Federal vs. State Authority Structure
Federal authority establishes floors — minimum standards that apply nationwide — while New Jersey state agencies set ceilings and specific licensing conditions that are often more demanding than federal baselines.
The EPA sets the RRP Rule's certification and work-practice requirements, but New Jersey may adopt equivalent or stricter state programs. OSHA's federal standards apply directly in New Jersey because the state has not adopted an OSHA State Plan; New Jersey is a federal OSHA jurisdiction, meaning federal OSHA enforces workplace safety standards for private-sector workers directly.
By contrast, contractor licensing is purely state-administered. The New Jersey Division of Consumer Affairs, through the New Jersey Home Improvement Contractor (HIC) Registration program (N.J.S.A. 56:8-136 et seq.), requires general home improvement contractors — including those performing post-loss restoration — to register before soliciting or performing work. Failure to register is a violation of the New Jersey Consumer Fraud Act, which carries treble damages and attorney fee exposure in civil actions.
This federal-state split creates a practical compliance boundary: a contractor must satisfy EPA certification, federal OSHA standards, and New Jersey-specific registration and licensing simultaneously.

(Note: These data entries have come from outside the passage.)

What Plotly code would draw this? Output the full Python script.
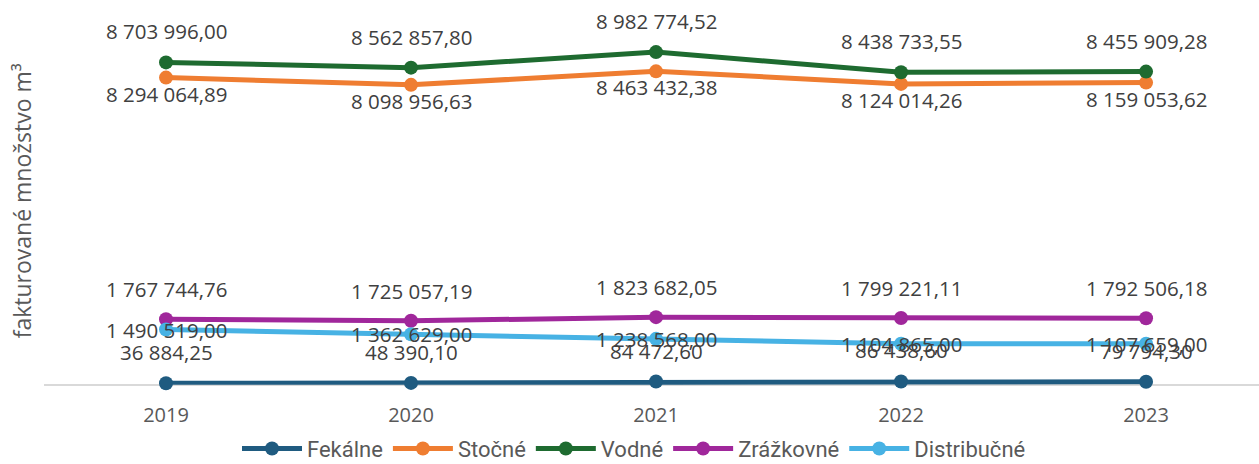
import plotly.graph_objects as go

years = ["2019", "2020", "2021", "2022", "2023"]
fekalne = [36884.25, 48390.10, 84472.60, 86438.60, 79794.30]
stocne = [8294064.89, 8098956.63, 8463432.38, 8124014.26, 8159053.62]
vodne = [8703996.00, 8562857.80, 8982774.52, 8438733.55, 8455909.28]
zrazkovne = [1767744.76, 1725057.19, 1823682.05, 1799221.11, 1792506.18]
distribucne = [1490519.00, 1362629.00, 1238568.00, 1104865.00, 1107659.00]

series = [
    ("Fekálne", fekalne, "#1F5B80", 31),
    ("Stočné", stocne, "#EF7D31", -16),
    ("Vodné", vodne, "#1E6B30", 31),
    ("Zrážkovné", zrazkovne, "#A0279B", 30),
    ("Distribučné", distribucne, "#47B2E4", 0),
]

def fmt(v):
    return f"{v:,.2f}".replace(",", " ").replace(".", ",")

xs = list(range(len(years)))
fig = go.Figure()
annotations = []
for name, vals, color, shift in series:
    fig.add_trace(go.Scatter(
        x=xs, y=vals, name=name, mode="lines+markers",
        line=dict(color=color, width=5),
        marker=dict(color=color, size=14),
        cliponaxis=False,
    ))
    for x, v in zip(xs, vals):
        annotations.append(dict(
            x=x, y=v, xref="x", yref="y", text=fmt(v), showarrow=False,
            yshift=shift, font=dict(family="Open Sans", size=20.5, color="#404040"),
        ))

annotations.append(dict(
    x=-0.0185, y=0.478, xref="paper", yref="paper", xanchor="center", yanchor="middle",
    text="fakturované množstvo m³", textangle=-90, showarrow=False,
    font=dict(family="Open Sans", size=23, color="#595959"),
))

fig.update_layout(
    width=1259, height=464,
    margin=dict(l=44, r=0, t=0, b=77),
    paper_bgcolor="white", plot_bgcolor="white",
    showlegend=True,
    legend=dict(orientation="h", x=0.4856, xanchor="center",
                yref="container", y=0.033, yanchor="middle",
                font=dict(family="Roboto", size=22, color="#595959"),
                itemwidth=60, tracegroupgap=0),
    annotations=annotations,
)
fig.update_xaxes(
    range=[-0.498, 4.461], tickvals=xs, ticktext=years,
    showgrid=False, zeroline=False, showline=False,
    tickfont=dict(family="Open Sans", size=20, color="#595959"),
    ticks="", ticklabelstandoff=16,
)
fig.update_yaxes(
    range=[0, 10.39e6], showticklabels=False, showgrid=False,
    zeroline=True, zerolinecolor="#D9D9D9", zerolinewidth=1.5,
)
fig.write_html(
    "out.html",
    config={"displayModeBar": False},
    post_script="document.body.style.margin='0';document.body.style.overflow='hidden';",
)
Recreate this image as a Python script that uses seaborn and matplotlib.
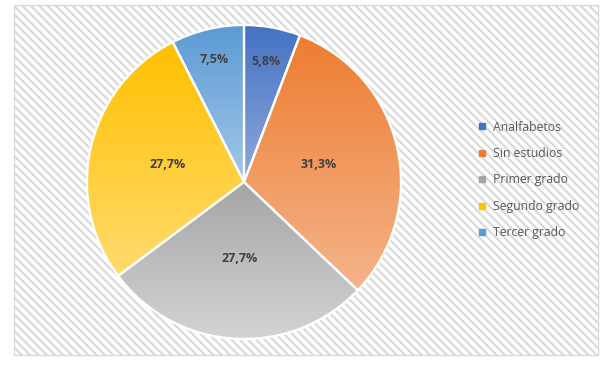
import numpy as np
import matplotlib
matplotlib.use("Agg")
import matplotlib.pyplot as plt
import seaborn as sns
from matplotlib.colors import LinearSegmentedColormap
from matplotlib.lines import Line2D
from matplotlib.patches import Rectangle

# datos
categorias = ["Analfabetos", "Sin estudios", "Primer grado", "Segundo grado", "Tercer grado"]
porcentajes = [5.8, 31.3, 27.7, 27.7, 7.5]
etiquetas = ["5,8%", "31,3%", "27,7%", "27,7%", "7,5%"]

# colores (arriba -> abajo del degradado)
col_arriba = ["#4472C4", "#ED7D31", "#A5A5A5", "#FFC000", "#5B9BD5"]
col_abajo = ["#8FA8DC", "#F5B48A", "#D4D4D4", "#FFDB6E", "#A4C6E8"]
dist_etiqueta = [0.78, 0.49, 0.49, 0.50, 0.80]

sns.set_style("white")
plt.rcParams['font.family'] = ['Open Sans', 'DejaVu Sans']
plt.rcParams['hatch.color'] = '#e8e8e8'
plt.rcParams['hatch.linewidth'] = 1.5

W, H = 612, 365
fig = plt.figure(figsize=(W / 100, H / 100), dpi=100)

# fondo rayado + borde
fondo = Rectangle((14 / W, 1 - 355 / H), 584 / W, 350 / H, transform=fig.transFigure,
                  facecolor='white', edgecolor='#d9d9d9', linewidth=1, hatch='\\\\\\\\', zorder=-5)
fig.patches.append(fondo)

cx, cy, R = 244, 182, 157
ax = fig.add_axes([(cx - R) / W, 1 - (cy + R) / H, 2 * R / W, 2 * R / H])
ax.set_zorder(2)
ax.set_axis_off()
ax.patch.set_alpha(0)

wedges, _ = ax.pie(porcentajes, startangle=90, counterclock=False, radius=1,
                   colors=col_arriba,
                   wedgeprops=dict(edgecolor='white', linewidth=1.6))

grad = np.linspace(0, 1, 256).reshape(-1, 1)
for w, c1, c2 in zip(wedges, col_arriba, col_abajo):
    ext = w.get_path().get_extents()
    cmap = LinearSegmentedColormap.from_list("g", [c1, c2])
    im = ax.imshow(grad, cmap=cmap, aspect='auto', origin='upper',
                   extent=[ext.x0, ext.x1, ext.y0, ext.y1], zorder=w.get_zorder() + 0.1)
    im.set_clip_path(w)
    w.set_facecolor('none')
    w.set_zorder(w.get_zorder() + 0.2)

for w, txt, d in zip(wedges, etiquetas, dist_etiqueta):
    ang = np.deg2rad((w.theta1 + w.theta2) / 2)
    ax.text(d * np.cos(ang), d * np.sin(ang), txt, ha='center', va='center',
            fontsize=9, fontweight='bold', color='#404040', zorder=5)

ax.set_xlim(-1, 1)
ax.set_ylim(-1, 1)

handles = [Line2D([], [], marker='s', linestyle='none', markersize=4.5,
                  markerfacecolor=c, markeredgecolor=c) for c in col_arriba]
leg = fig.legend(handles, categorias, loc='center left', bbox_to_anchor=(472 / W, 1 - 180 / H),
                 frameon=False, fontsize=8.8, labelcolor='#595959', handlelength=0.6,
                 handletextpad=0.6, labelspacing=1.1, borderpad=0)
leg.set_zorder(3)

fig.savefig("out.png", dpi=100)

The process framework for New Jersey restoration services maps how these compliance requirements align with project phases from initial assessment through final clearance.
Named Bodies and Roles
The following agencies hold direct enforcement authority over restoration-related activity in New Jersey:
- U.S. Environmental Protection Agency (EPA), Region 2 — Enforces NESHAP asbestos and RRP lead rules; Region 2 covers New Jersey and issues enforcement actions including stop-work orders and penalty assessments.
- New Jersey Department of Environmental Protection (NJDEP) — Administers asbestos contractor certification, hazardous waste disposal manifests, and site remediation programs under the Site Remediation Reform Act (N.J.S.A. 58:10C-1).
- New Jersey Department of Labor and Workforce Development (NJDOL) — Registers mold remediation contractors and enforces worker safety provisions at the state level for public employees.
- New Jersey Division of Consumer Affairs — Administers HIC registration and investigates consumer complaints against restoration contractors under the Consumer Fraud Act.
- New Jersey Division of Codes and Standards — Enforces the Uniform Construction Code (UCC), which governs structural repair permits required after damage events; local Construction Code Officials (CCOs) issue permits and conduct inspections at the municipal level.
- Federal Emergency Management Agency (FEMA) — Controls disaster designation and federal grant disbursement rules; FEMA's Public Assistance program imposes contractor-eligibility and documentation requirements on federally funded restoration projects.
Understanding how these bodies interact — and where their jurisdictions overlap or conflict — is foundational to compliant project execution, as explored in the conceptual overview of how New Jersey restoration services works.
Scope, Coverage, and Limitations
This page addresses the regulatory framework applicable to restoration services performed within the geographic boundaries of the State of New Jersey. It does not cover licensing requirements in neighboring states such as New York or Pennsylvania, nor does it address federal procurement rules that apply exclusively to government-owned facilities. Municipal-level zoning variances and historic preservation overlay districts — which apply to a defined subset of properties, particularly in designated historic districts — are not covered here but are addressed in Historic Building Restoration in New Jersey. Commercial properties subject to environmental site remediation under CERCLA or the New Jersey Industrial Site Recovery Act (ISRA) face additional regulatory layers that fall outside the scope of standard residential or commercial restoration licensing discussed on this page.